If you’re a fan of the Marvel Cinematic Universe but have been living under a rock in the past year or so, you might not be aware of the controversy that surrounded Marvel/Netflix when it was announced that the very British Finn Jones was announced as Danny Rand. Although Rand has always been white in the comics, many felt that Iron Fist’s origins should be updated and that Rand should be portrayed by an Asian-American actor. The casting has spawned hundreds of think-pieces for and against the choice. While we don’t think this is the time or place for us to weigh in on the issue, Finn Jones himself addressed the racial implications of his casting when he sat down to speak with Buzzfeed. Jones assured fans that those involved with Iron Fist gave the topic of race and privilege a lot of thought:
I get where that frustration comes from. I get the need for diversity and equality in television and film… well, actually in every aspect of life. Right now we live in a culture and a world where we are very unequal in politics, in economics, and in culture. We are being fucked over massively by the top dudes. I stand up for people, I stand up for people across all borders.
The “top dudes” to which Jones is referring is another topic of inequality that will be addressed during Iron Fist. Marvel Television head Jeph Loeb has referred to Iron Fist as “a very hard look at the One Percent” which includes characters like Danny Rand and the Meachums.
Jones continued his explanation of how Iron Fist will handle issues of class and race:
With this instance in particular, what I struggle with and what frustrates me is that people are commenting on the headline without understanding the full picture, without understanding the full story. What you’ll find with the way that we’re telling this story is we’re addressing the issues that people are very concerned about in a very intelligent and modern way.
Danny Rand is not a white savior. Danny Rand can hardly save himself, let alone an entire race of people. He is a very complicated, vulnerable individual. He doesn’t just show up, like, ‘Hey dudes, I’ve just learned martial arts! I’m going to save the world.’ Actually, it’s the complete opposite. He’s gone through and suffered immense trauma and he is struggling to claim his own sanity and identity back.

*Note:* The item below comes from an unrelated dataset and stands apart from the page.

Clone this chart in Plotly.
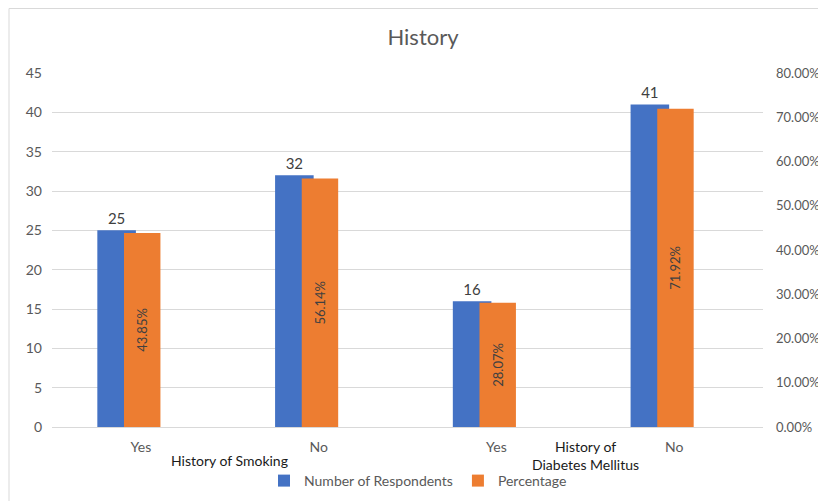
import plotly.graph_objects as go

categories = ["Yes", "No", "Yes", "No"]
groups = ["History of Smoking", "History of<br>Diabetes Mellitus"]
respondents = [25, 32, 16, 41]
percentage = [0.4385, 0.5614, 0.2807, 0.7192]
left_ticks = [0, 5, 10, 15, 20, 25, 30, 35, 40, 45]
right_ticks = [0.0, 0.1, 0.2, 0.3, 0.4, 0.5, 0.6, 0.7, 0.8]

FONT = "Lato"
TICK_COLOR = "#595959"
LABEL_COLOR = "#404040"
GRID = "#d9d9d9"

xpos = list(range(len(categories)))

# page body has an 8px margin: work in figure coordinates (reference - 8)
OFF = 8
W, H = 826 - OFF, 501 - OFF
L = 52 - OFF
R = W - (763 - OFF)
T = 73 - OFF
B = H - (427 - OFF)
pw, ph = W - L - R, H - T - B
AX = 427 - OFF  # y of the x axis in figure coords


def py(yref_px):
    return (AX - (yref_px - OFF)) / ph


def px(xref_px):
    return ((xref_px - OFF) - L) / pw


fig = go.Figure()
fig.add_trace(go.Bar(
    x=xpos, y=respondents, name="Number of Respondents",
    marker=dict(color="#4472c4", line=dict(width=0)),
    width=0.217, offset=-0.245,
    text=[str(v) for v in respondents], textposition="outside",
    textfont=dict(family=FONT, size=15, color=LABEL_COLOR),
    cliponaxis=False, yaxis="y",
))
fig.add_trace(go.Bar(
    x=xpos, y=percentage, name="Percentage",
    marker=dict(color="#ed7d31", line=dict(width=0)),
    width=0.205, offset=-0.095,
    text=[f"{v*100:.2f}%" for v in percentage], textposition="inside",
    textangle=-90, insidetextanchor="middle",
    textfont=dict(family=FONT, size=13, color=LABEL_COLOR),
    yaxis="y2",
))

annotations = [
    dict(x=0.5, y=py(460), xref="x", yref="paper", text=groups[0],
         showarrow=False, font=dict(family=FONT, size=14, color="#1a1a1a"),
         xanchor="center", yanchor="middle"),
    dict(x=2.5, y=py(455), xref="x", yref="paper", text=groups[1],
         showarrow=False, font=dict(family=FONT, size=14, color="#1a1a1a"),
         xanchor="center", yanchor="middle", align="center"),
]

fig.update_layout(
    width=W, height=H,
    margin=dict(l=L, r=R, t=T, b=B, autoexpand=False),
    paper_bgcolor="white", plot_bgcolor="white",
    barmode="overlay",
    title=dict(text="History", x=px(423), xref="paper", xanchor="center",
               y=1 - (37 - OFF) / H, yanchor="middle",
               font=dict(family=FONT, size=22, color=TICK_COLOR)),
    font=dict(family=FONT, size=15, color=TICK_COLOR),
    xaxis=dict(tickmode="array", tickvals=xpos, ticktext=categories,
               range=[-0.5, 3.5], showgrid=False, showline=False, zeroline=False,
               ticks="", ticklabelstandoff=10,
               tickfont=dict(family=FONT, size=14, color=TICK_COLOR)),
    yaxis=dict(range=[0, 45], tickvals=left_ticks, showgrid=True, gridcolor=GRID,
               gridwidth=1, zeroline=True, zerolinecolor=GRID, zerolinewidth=1,
               showline=False, ticks="", ticklabelstandoff=9,
               tickfont=dict(family=FONT, size=14, color=TICK_COLOR)),
    yaxis2=dict(range=[0, 0.8], tickvals=right_ticks, tickformat=".2%",
                overlaying="y", side="right", showgrid=False, zeroline=False,
                showline=False, ticks="", ticklabelstandoff=12,
                tickfont=dict(family=FONT, size=13, color=TICK_COLOR)),
    legend=dict(orientation="h", x=px(418), xanchor="center",
                y=py(481), yanchor="middle",
                font=dict(family=FONT, size=14, color=TICK_COLOR),
                itemwidth=30, traceorder="normal"),
    annotations=annotations,
    shapes=[dict(type="rect", xref="paper", yref="paper",
                 x0=px(9), x1=px(840), y0=py(515), y1=py(8.5),
                 line=dict(color="#d9d9d9", width=1), fillcolor="rgba(0,0,0,0)",
                 layer="below")],
    showlegend=True,
)

fig.write_html("out.html")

While that answer probably won’t be enough to satisfy every concerned fan, it’s nice to know that these issues are at the top of the minds of those involved with the series. Another thing fans have been wondering was how K’un-Lun would be portrayed by the show. Although it’s technically an inter-dimensional city that exists on another plane, K’un-Lun has always been portrayed in the comics as being part of Asia. The K’un-Lun of the show, however, will be slightly different according to Jones:
In the comic books, that place is essentially an Asian culture. Now K’un Lun in our version, it is a very diverse place. It’s a mystical kingdom in an alternate dimension, but it is populated by people from all over the map. You’ve got South Americans there, you’ve got Europeans there, you’ve got of course Asians there. It’s a diverse space, and we address Danny’s inability to honor and hold responsible the Iron Fist — like, that is part of the story, the fact he has this title, but is unable to harness the responsibility of what that means. And Danny is on a journey to hopefully better himself and hopefully learn to earn the right to hold the Iron Fist… and hopefully in that journey, we address the issues which people are concerned about.
Some fans might not be thrilled to hear that K’un-Lun is no longer being portrayed as an entirely Asian culture, and may make comparisons to the similar treatment of The Ancient One in Doctor Strange, who was portrayed as a Celtic woman instead of an Asian man. While diversifying the city definitely helps avoid the problematic stereotypes created in the 1970s, it also reduces the number of roles for Asian actors on the show. Regardless of where you stand on the issue, it’s a tricky situation for Marvel to navigate. Finn Jones understands that the answers he offers might not be enough for everyone, but he encourages those who still have concerns to give the show a chance before making up their mind:
Just because we have this color skin, it doesn’t mean we have to conform to preconceived notions of our culture. We are human beings on this planet, and we all individually have different attributes. We’re not stereotypes, and hopefully, that’s what the show does. Hopefully the show doesn’t — I don’t think it does — deal in stereotypes, which I think people are worried about. It’s not until [Episode 8] where you have other characters come in from other places that we really start playing around with the idea of Danny being the Iron Fist and addressing those issues. Then you’re really like, ‘Oh shit, now we’re getting into those philosophical ideas of identity and culture.’
Iron Fist drops on Netflix March 17, 2017.